Senior Policy Adviser, UKMis New York
Guest blogger for
Delivering support and achieving progress in Somalia requires more than one international partner. Multilateral institutions are a vital way of convening the international community and combining our efforts to have a greater effect.
One of the many ways in which the UK supports progress in Somalia is through our Permanent Seat on the United Nations Security Council. In New York, we act as the ‘penholder’ on issues relating to Somalia which means that we draft resolutions and chair negotiations amongst the Council members.
The Council, with its remit to maintain international peace and security, has been a key contributor to the progress in Somalia over the last few years. It established a political office (UNSOM) which provides political advice and support to the Federal Government of Somalia on peacebuilding and state-building, and a representative of the Secretary-General to lead UN efforts. .

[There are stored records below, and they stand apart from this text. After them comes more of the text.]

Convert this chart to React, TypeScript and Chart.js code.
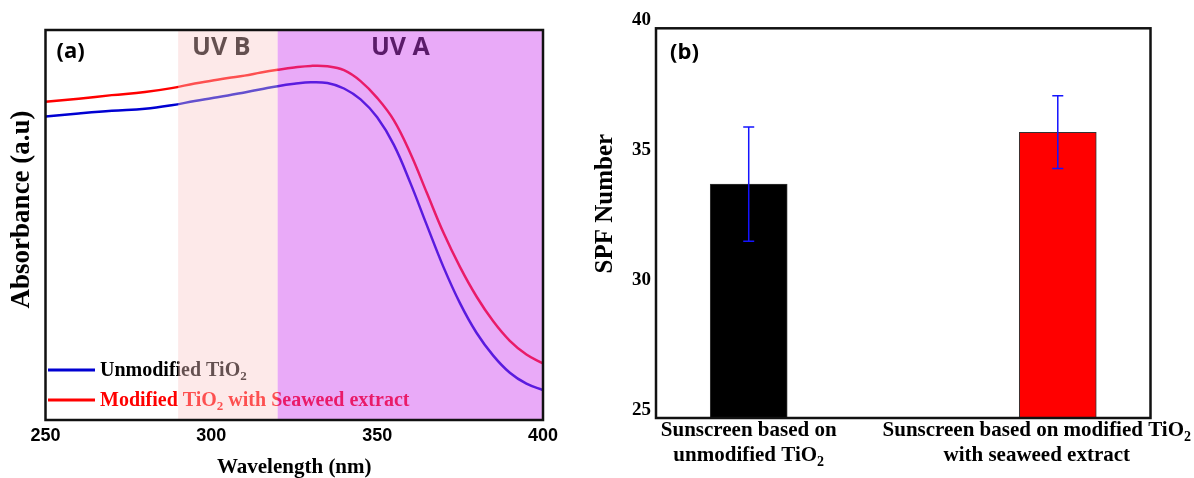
import React, { useEffect, useRef } from "react";
import { Chart, registerables } from "chart.js";

Chart.register(...registerables);

// ---------- Panel (a): UV-Vis absorbance ----------
const wavelengths = [250, 260, 270, 280, 288, 295, 300, 305, 310, 315, 320, 325, 330, 335, 340, 345, 350, 355, 360, 365, 370, 375, 380, 385, 390, 395, 400];
const absUnmodified = [77.8, 78.6, 79.3, 79.8, 80.7, 81.8, 82.5, 83.2, 84.0, 84.8, 85.6, 86.2, 86.6, 86.4, 85.0, 82.2, 77.6, 70.6, 60.8, 49.9, 39.2, 29.9, 22.3, 16.5, 12.1, 9.3, 7.7];
const absModified = [81.6, 82.4, 83.3, 84.1, 85.1, 86.3, 87.0, 87.7, 88.3, 89.1, 89.8, 90.4, 90.8, 90.7, 89.7, 86.9, 82.6, 76.9, 68.4, 58.2, 48.0, 39.2, 31.6, 25.3, 20.3, 16.8, 14.5];
const seriesLabels = ["Unmodified TiO₂", "Modified TiO₂ with Seaweed extract"];
const seriesColors = ["#0000d2", "#ff0000"];
const legendTextColors = ["#000000", "#ff0000"];
const bandLabels = ["UV B", "UV A"];
const bandStart = [290, 320];
const bandEnd = [320, 400];
const bandLabelAt = [303, 357];
const bandColors = ["rgba(250,200,200,0.4)", "rgba(205,62,240,0.44)"];
const xTicksA = [250, 300, 350, 400];

// ---------- Panel (b): SPF ----------
const sunscreenLabels = [
  ["Sunscreen based on", "unmodified TiO₂"],
  ["Sunscreen based on modified TiO₂", "with seaweed extract"],
];
const sunscreenPos = [1, 2];
const spfMean = [34.0, 36.0];
const spfErr = [2.2, 1.4];
const spfColors = ["#000000", "#ff0000"];
const yTicksB = [25, 30, 35, 40];

const SERIF = '"Liberation Serif", "Times New Roman", Times, serif';
const SANS = '"Liberation Sans", Arial, sans-serif';
const CAL = '"Open Sans", "Noto Sans", sans-serif';

function richSegments(text: string) {
  const parts = text.split("₂");
  const segs: { t: string; sub: boolean; w: number }[] = [];
  parts.forEach((p, i) => {
    if (p) segs.push({ t: p, sub: false, w: 0 });
    if (i < parts.length - 1) segs.push({ t: "2", sub: true, w: 0 });
  });
  return segs;
}

function measureRich(ctx: CanvasRenderingContext2D, text: string, size: number, family: string) {
  const segs = richSegments(text);
  let total = 0;
  segs.forEach((s) => {
    ctx.font = `bold ${s.sub ? Math.round(size * 0.65) : size}px ${family}`;
    s.w = ctx.measureText(s.t).width;
    total += s.w;
  });
  return { segs, total };
}

function drawRich(
  ctx: CanvasRenderingContext2D,
  text: string,
  x: number,
  y: number,
  size: number,
  family: string,
  color: string,
  align: "left" | "center"
) {
  const { segs, total } = measureRich(ctx, text, size, family);
  let cx = align === "center" ? x - total / 2 : x;
  ctx.fillStyle = color;
  ctx.textAlign = "left";
  ctx.textBaseline = "middle";
  segs.forEach((s) => {
    ctx.font = `bold ${s.sub ? Math.round(size * 0.65) : size}px ${family}`;
    ctx.fillText(s.t, cx, s.sub ? y + size * 0.3 : y);
    cx += s.w;
  });
}

const panelAPlugin = {
  id: "panelA",
  afterDatasetsDraw(chart: any) {
    const { ctx, chartArea, scales } = chart;
    const xs = scales.x;
    ctx.save();
    // legend
    seriesLabels.forEach((lab, i) => {
      const y = chartArea.bottom - 50 + i * 30;
      ctx.strokeStyle = seriesColors[i];
      ctx.lineWidth = 3;
      ctx.beginPath();
      ctx.moveTo(chartArea.left + 2.5, y);
      ctx.lineTo(chartArea.left + 49.5, y);
      ctx.stroke();
      drawRich(ctx, lab, chartArea.left + 54.5, y + 1, 20, SERIF, legendTextColors[i], "left");
    });
    // band labels (under the translucent overlay)
    bandLabels.forEach((lab, i) => {
      ctx.font = `bold 25px ${CAL}`;
      ctx.fillStyle = "#000";
      ctx.textAlign = "center";
      ctx.textBaseline = "middle";
      ctx.fillText(lab, xs.getPixelForValue(bandLabelAt[i]), chartArea.top + 18);
    });
    // translucent band overlays
    bandStart.forEach((s, i) => {
      const x0 = xs.getPixelForValue(s);
      const x1 = xs.getPixelForValue(bandEnd[i]);
      ctx.fillStyle = bandColors[i];
      ctx.fillRect(x0, chartArea.top, x1 - x0, chartArea.bottom - chartArea.top);
    });
    // panel letter
    ctx.font = `bold 22px ${CAL}`;
    ctx.fillStyle = "#000";
    ctx.textAlign = "left";
    ctx.textBaseline = "middle";
    ctx.fillText("(a)", chartArea.left + 11, chartArea.top + 22);
    ctx.restore();
  },
  afterDraw(chart: any) {
    const { ctx, chartArea } = chart;
    ctx.save();
    ctx.strokeStyle = "#111";
    ctx.lineWidth = 2.5;
    ctx.strokeRect(chartArea.left, chartArea.top, chartArea.right - chartArea.left, chartArea.bottom - chartArea.top);
    ctx.translate(22.5, chartArea.top + 0.46 * (chartArea.bottom - chartArea.top));
    ctx.rotate(-Math.PI / 2);
    ctx.font = `bold 27px ${SERIF}`;
    ctx.fillStyle = "#000";
    ctx.textAlign = "center";
    ctx.textBaseline = "middle";
    ctx.fillText("Absorbance (a.u)", 0, 0);
    ctx.restore();
  },
};

const panelBPlugin = {
  id: "panelB",
  afterDatasetsDraw(chart: any) {
    const { ctx, chartArea, scales } = chart;
    const xs = scales.x;
    const ys = scales.y;
    ctx.save();
    ctx.strokeStyle = "#1414ff";
    ctx.lineWidth = 1.5;
    sunscreenPos.forEach((p, i) => {
      const px = xs.getPixelForValue(p);
      const yt = ys.getPixelForValue(spfMean[i] + spfErr[i]);
      const yb = ys.getPixelForValue(spfMean[i] - spfErr[i]);
      ctx.beginPath();
      ctx.moveTo(px, yt);
      ctx.lineTo(px, yb);
      ctx.moveTo(px - 5.5, yt);
      ctx.lineTo(px + 5.5, yt);
      ctx.moveTo(px - 5.5, yb);
      ctx.lineTo(px + 5.5, yb);
      ctx.stroke();
    });
    ctx.font = `bold 22px ${CAL}`;
    ctx.fillStyle = "#000";
    ctx.textAlign = "left";
    ctx.textBaseline = "middle";
    ctx.fillText("(b)", chartArea.left + 14, chartArea.top + 24);
    ctx.restore();
  },
  afterDraw(chart: any) {
    const { ctx, chartArea, scales, width } = chart;
    const xs = scales.x;
    ctx.save();
    ctx.strokeStyle = "#111";
    ctx.lineWidth = 2.5;
    ctx.strokeRect(chartArea.left, chartArea.top, chartArea.right - chartArea.left, chartArea.bottom - chartArea.top);
    // category labels, kept inside the canvas
    sunscreenLabels.forEach((lines, i) => {
      let maxW = 0;
      lines.forEach((l) => {
        maxW = Math.max(maxW, measureRich(ctx, l, 21, SERIF).total);
      });
      let cx = xs.getPixelForValue(sunscreenPos[i]);
      cx = Math.min(cx, width - maxW / 2 - 3);
      cx = Math.max(cx, maxW / 2 + 3);
      lines.forEach((l, j) => {
        drawRich(ctx, l, cx, chartArea.bottom + 13 + j * 25, 21, SERIF, "#000", "center");
      });
    });
    ctx.translate(chartArea.left - 50, chartArea.top + 0.45 * (chartArea.bottom - chartArea.top));
    ctx.rotate(-Math.PI / 2);
    ctx.font = `bold 25px ${SERIF}`;
    ctx.fillStyle = "#000";
    ctx.textAlign = "center";
    ctx.textBaseline = "middle";
    ctx.fillText("SPF Number", 0, 0);
    ctx.restore();
  },
};

export default function App() {
  const refA = useRef<HTMLCanvasElement>(null);
  const refB = useRef<HTMLCanvasElement>(null);

  useEffect(() => {
    const chartA = new Chart(refA.current as HTMLCanvasElement, {
      type: "line",
      data: {
        datasets: [
          {
            label: seriesLabels[0],
            data: wavelengths.map((w, i) => ({ x: w, y: absUnmodified[i] })),
            borderColor: seriesColors[0],
            borderWidth: 2.5,
            pointRadius: 0,
            tension: 0.4,
            fill: false,
          },
          {
            label: seriesLabels[1],
            data: wavelengths.map((w, i) => ({ x: w, y: absModified[i] })),
            borderColor: seriesColors[1],
            borderWidth: 2.5,
            pointRadius: 0,
            tension: 0.4,
            fill: false,
          },
        ],
      },
      options: {
        responsive: false,
        animation: false,
        layout: { padding: { top: 30, right: 37, left: 0, bottom: 0 } },
        plugins: { legend: { display: false }, tooltip: { enabled: false } },
        scales: {
          x: {
            type: "linear",
            min: 250,
            max: 400,
            afterBuildTicks: (s: any) => {
              s.ticks = xTicksA.map((v) => ({ value: v }));
            },
            ticks: {
              font: { family: SANS, size: 18, weight: "bold" },
              color: "#000",
              padding: 5,
              maxRotation: 0,
            },
            grid: { display: false, drawTicks: false },
            border: { display: false },
            title: {
              display: true,
              text: "Wavelength (nm)",
              color: "#000",
              font: { family: SERIF, size: 21, weight: "bold", lineHeight: 1 },
              padding: 0,
            },
            afterFit: (s: any) => {
              s.height = 58;
            },
          },
          y: {
            min: 0,
            max: 100,
            ticks: { display: false },
            grid: { display: false, drawTicks: false },
            border: { display: false },
            afterFit: (s: any) => {
              s.width = 45.5;
            },
          },
        },
      } as any,
      plugins: [panelAPlugin],
    });

    const chartB = new Chart(refB.current as HTMLCanvasElement, {
      type: "bar",
      data: {
        datasets: [
          {
            data: sunscreenPos.map((p, i) => ({ x: p, y: spfMean[i] })),
            backgroundColor: spfColors,
            borderColor: "#333",
            borderWidth: 1,
            barThickness: 77,
          },
        ],
      },
      options: {
        responsive: false,
        animation: false,
        layout: { padding: { top: 28.3, right: 43.5, left: 0, bottom: 0 } },
        plugins: { legend: { display: false }, tooltip: { enabled: false } },
        scales: {
          x: {
            type: "linear",
            min: 0.7,
            max: 2.3,
            offset: false,
            ticks: { display: false },
            grid: { display: false, drawTicks: false },
            border: { display: false },
            afterFit: (s: any) => {
              s.height = 60;
            },
          },
          y: {
            min: 25,
            max: 40,
            afterBuildTicks: (s: any) => {
              s.ticks = yTicksB.map((v) => ({ value: v }));
            },
            ticks: {
              font: { family: SERIF, size: 19, weight: "bold" },
              color: "#000",
              padding: 5,
              labelOffset: -8,
            },
            grid: { display: false, drawTicks: false },
            border: { display: false },
            afterFit: (s: any) => {
              s.width = 76;
            },
          },
        },
      } as any,
      plugins: [panelBPlugin],
    });

    return () => {
      chartA.destroy();
      chartB.destroy();
    };
  }, []);

  return (
    <div
      style={{
        position: "fixed",
        left: 0,
        top: 0,
        width: 1194,
        height: 478,
        background: "#fff",
        overflow: "hidden",
      }}
    >
      <canvas
        ref={refA}
        width={580}
        height={478}
        style={{ position: "absolute", left: 0, top: 0, width: 580, height: 478 }}
      />
      <canvas
        ref={refB}
        width={614}
        height={478}
        style={{ position: "absolute", left: 580, top: 0, width: 614, height: 478 }}
      />
    </div>
  );
}
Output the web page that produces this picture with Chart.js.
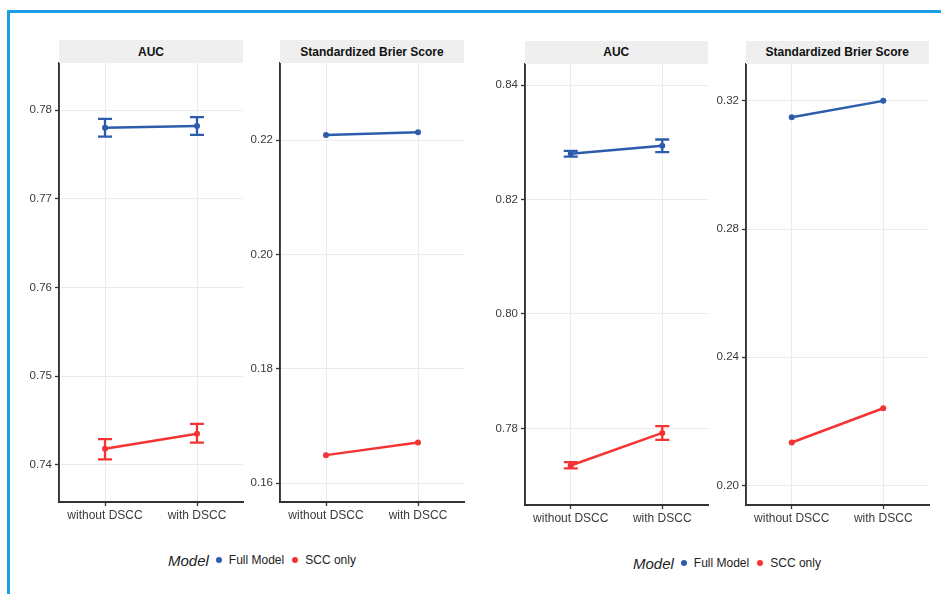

The Security Council also set up UNSOM to help build the Federal Government’s capacity to promote respect for human rights and women’s empowerment, child protection, prevent conflict-related sexual and gender-based violence, and to strengthen justice institutions.
The Council authorises the regional African Union led mission in Somalia, AMISOM, which for the last 10 years has provided the security space for political progress to take place. AMISOM has pushed Al Shabaab from the major urban centres, and in 2016/7 secured the electoral locations so that Somalis could cast votes for their new Parliament for the first time in decades.
The Security Council does more than authorise this force; it oversees and approves the logistics support for the African Union troops, providing rations, fuel, transportation and shelter to enable the AMISOM troops to carry out vital peace operations..
These multilateral partnerships, through the United Nations, the African Union and the European Union, are bearing fruit. A peaceful transition of power to President Farmajo, emerging Somali security forces, and a younger and more diverse Parliament than ever before (nearly 25% of Parliamentarians are women) make Somalia one of the few issues on the agenda of the Security Council which is on a positive trajectory.
Emergence from conflict takes decades, and support and investment from international partners, coupled with the strong will of a country to rebuild and re-establish the functions of government. There is a long way to go and the continued, deadly threat of Al Shabaab means that we cannot be complacent. But the Security Council’s continued attention on Somalia will be a critical part in the next chapter of their state building. The UK will continue to focus that attention in a world of competing crisis. Somalia’s recent successes are a sign that progress can be made.